A Colt handgun (Flickr Creative Commons photo)
In the wake of a summer of mass shootings, a Pennsylvania House committee is poised to vote on a bill that expands prison sentences for gun crimes but not on a “red flag” proposal.
On Tuesday, the House Judiciary Committee will consider a package of 12 firearms or violence-related bills.
Two of those bills would increase sentences for gun crimes by reinstating mandatory minimums for offenses committed while carrying a firearm, including drug crimes, and for felons who have illegal guns.
Under two other bills, judges would be required to use consecutive sentencing for gun crimes, rather than concurrent sentencing.
In concurrent sentencing, a person sent to prison for multiple crimes serves his sentences at the same time. In consecutive sentencing, the individual must serve all the time he was sentenced to.
The state Supreme Court in 2015 found mandatory minimums to be unconstitutional. The House has tried unsuccessfully to place a new system into law.
The votes on mandatory minimums also strike a discordant note with the criminal justice reforms that have brought Republicans and Democrats together over the past few years.
Three of the bills to expand sentences come from Rep. Todd Stephens, R-Montgomery, a former federal prosecutor who is also the prime sponsor of an extreme risk protection order proposal.
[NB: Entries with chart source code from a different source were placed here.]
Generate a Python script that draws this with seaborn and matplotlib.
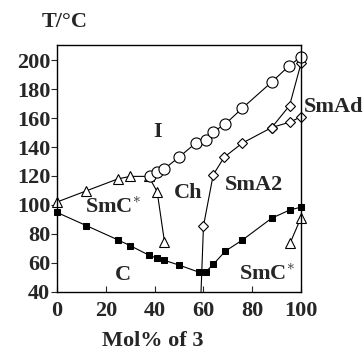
import matplotlib
matplotlib.use('Agg')
import matplotlib.pyplot as plt
import seaborn as sns

# Phase diagram data (Mol% of 3 vs T/°C)
iso_x = [38, 41, 44, 50, 57, 61, 64, 69, 76, 88, 95, 100]
iso_y = [120, 122.5, 125, 133, 143, 145, 150.5, 156, 167, 185, 196, 202.5]

cryst_x = [0, 12, 25, 30, 37.5, 41, 44, 50, 58, 61, 64, 69, 76, 88, 95.5, 100]
cryst_y = [94.7, 85.6, 75.7, 71.7, 65.3, 63, 61.6, 58.3, 53.5, 53.7, 58.8, 68, 75.7, 90.8, 96.5, 98.4]

smc_x = [0, 12, 25, 30, 37.5, 41, 44]
smc_y = [102, 109.7, 118, 119.7, 119.7, 109.2, 74.5]

smc_right_x = [95.5, 100]
smc_right_y = [73.4, 91.2]

sma2_x = [60, 64, 68.5, 76, 88, 95.3, 100]
sma2_y = [85.4, 120.8, 133, 142.8, 153.5, 157.2, 160.9]

smad_x = [88, 95.3, 100]
smad_y = [153.5, 168.7, 197.9]

ch_edge_x = [59, 60]
ch_edge_y = [40, 85.4]

sns.set_style("ticks")
plt.rcParams['font.family'] = ['Liberation Serif', 'DejaVu Serif']
plt.rcParams['font.weight'] = 'bold'
plt.rcParams['mathtext.fontset'] = 'custom'
plt.rcParams['mathtext.bf'] = 'Liberation Serif:bold'
plt.rcParams['mathtext.rm'] = 'Liberation Serif:bold'

fig = plt.figure(figsize=(3.64, 3.5), dpi=100)
ax = fig.add_axes([0.157, 0.167, 0.670, 0.704])

line_kw = dict(color='black', linewidth=0.8, sort=False, estimator=None, ax=ax, clip_on=False)
open_kw = dict(markerfacecolor='white', markeredgecolor='black', markeredgewidth=0.8)

sns.lineplot(x=ch_edge_x, y=ch_edge_y, **line_kw)
sns.lineplot(x=cryst_x, y=cryst_y, marker='s', markersize=4.5,
             markerfacecolor='black', markeredgecolor='black', **line_kw)
sns.lineplot(x=smc_x, y=smc_y, marker='^', markersize=7.5, **open_kw, **line_kw)
sns.lineplot(x=smc_right_x, y=smc_right_y, marker='^', markersize=7.5, **open_kw, **line_kw)
sns.lineplot(x=sma2_x, y=sma2_y, marker='D', markersize=5.5, **open_kw, **line_kw)
sns.lineplot(x=smad_x, y=smad_y, marker='D', markersize=5.5, **open_kw, **line_kw)
sns.lineplot(x=iso_x, y=iso_y, marker='o', markersize=8, **open_kw, **line_kw)

ax.set_xlim(0, 100)
ax.set_ylim(40, 210.5)
ax.set_xticks([0, 20, 40, 60, 80, 100])
ax.set_yticks([40, 60, 80, 100, 120, 140, 160, 180, 200])
ax.tick_params(axis='x', direction='in', length=4, width=0.8, labelsize=16, pad=7)
ax.tick_params(axis='y', direction='out', length=4, width=0.8, labelsize=16, pad=1)
for lab in ax.get_xticklabels() + ax.get_yticklabels():
    lab.set_fontweight('bold')
for sp in ax.spines.values():
    sp.set_visible(True)
    sp.set_linewidth(1.0)
    sp.set_color('black')

ax.set_xlabel('')
ax.set_ylabel('')

txt = dict(fontsize=16, fontweight='bold', ha='center', va='center')
smc_label = r'$\mathbf{SmC}^{\ast}$'
ax.text(41, 150.7, 'I', **txt)
ax.text(23, 97.8, smc_label, **txt)
ax.text(27, 51.4, 'C', **txt)
ax.text(53.8, 108, 'Ch', **txt)
ax.text(80.5, 113.9, 'SmA2', **txt)
ax.text(113.4, 167.4, 'SmAd', clip_on=False, **txt)
ax.text(86, 51.4, smc_label, **txt)

fig.text(65 / 364, 1 - 21.7 / 350, 'T/°C', **txt)
fig.text(153 / 364, 1 - 341 / 350, 'Mol% of 3', **txt)

plt.savefig('out.png', dpi=100)
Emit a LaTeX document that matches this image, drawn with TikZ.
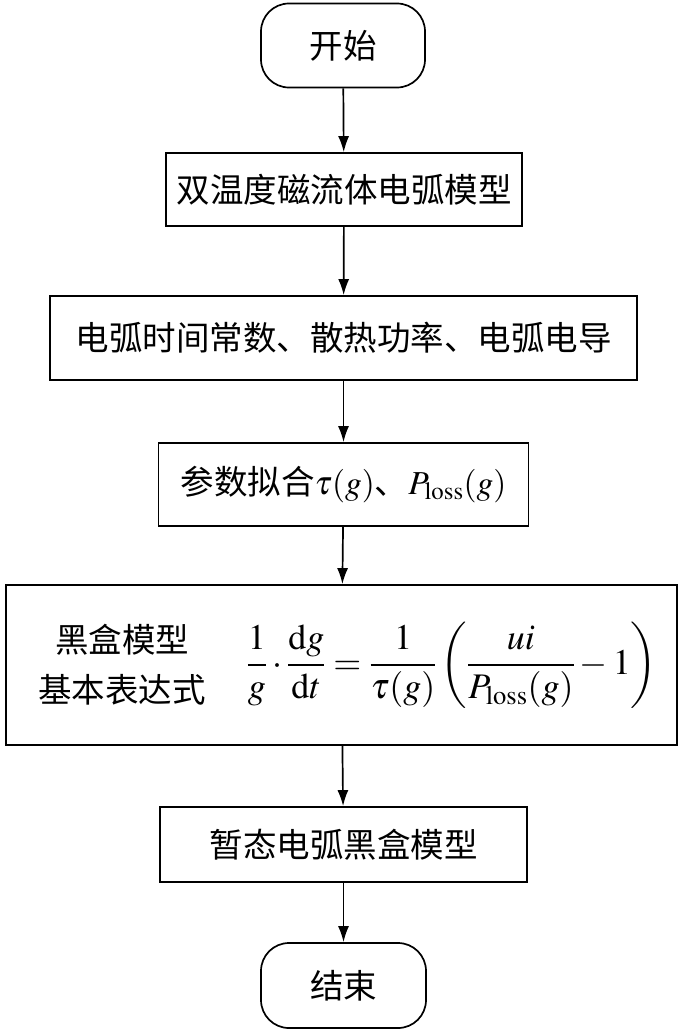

That bill would allow family and law enforcement to petition a judge to temporarily confiscate firearms from a person deemed at risk of harming himself or others.
While Stephens thinks his red flag bill could help address rural suicide rates, he told the Capital-Star stiffer punishments are a sound tactic to fight urban gun violence.
“The bottom line is, incapacitation is a legitimate goal of sentencing,” Stephens told the Capital-Star. “Where you have a repeat violent offender who is using guns, we are safer when they are behind bars.”
As for his ERPO bill, Stephens said he has continued talking with Judiciary Chairman Rob Kauffman, R-Franklin, to try to get it on the agenda.
Despite bipartisan talks at the state and federal level on expanded background checks and an extreme risk protection law, none of the bills are yet on the agenda.
The PA SAFE Caucus, a group of House and Senate lawmakers that advocates for stricter gun laws, criticized Tuesday’s planned votes.
“The only thing worse than doing nothing as the death rate continues to climb is pretending to do something,” Philadelphia Democrat Rep. Movita Johnson-Harrell, SAFE Caucus co-chair, said in a statement. “We will not stop pushing until we can honestly say we’ve done all we can to end gun violence and keep our constituents safe.”
The agenda includes bills to:
- Allow out-of-state groups to sue a municipality for passing restrictive gun laws in violation of state law. A recent Commonwealth Court ruling has already expanded who can sue to overturn gun laws. The bill, sponsored by Rep. Mark Keller, R-Perry, would also let a plaintiff get back both attorneys fees and “any loss of income suffered because of the illegal ordinance” if they win the suit.
- Force individuals involuntarily committed for mental health care to hand over their guns within 48 hours of their release from care.
- Create a voluntary, no firearm purchase list for “individuals who believe that they are a threat to themselves or others.” Individuals can place themselves on it for one year.
- Prevent people who attempted, solicited. or conspired to commit certain crimes, such as rape, robbery, or murder, from purchasing guns.
- Clarify that “a lawful gun owner may transport a firearm in a motor vehicle for a lawful purpose, as long as it is unloaded and not directly accessible to an occupant in the vehicle” without a license.
- Get rid of restrictions on carrying guns and gun sales during a declaration of a state of emergency.
- Refine Taser laws. One,by Rep. Bill Kortz, D-Allegheny, clarifies that they may be carried in self-defense. Another, by Rep. Matthew Dowling, R-Fayette, would let individuals carry Tasers without an instructions label, as they must have under current law.
While the list lacked many of the top demands of Democratic advocates, it included some bills sponsored by Democrats, which committee chair Kauffman — who decides what the panel will vote on — noted to the Capital-Star.
“I think it’s a rather robust agenda that has some of [the Democrats’] bills on it,” Kauffman told the Capital-Star. “So I can certainly remove theirs if they’d like.”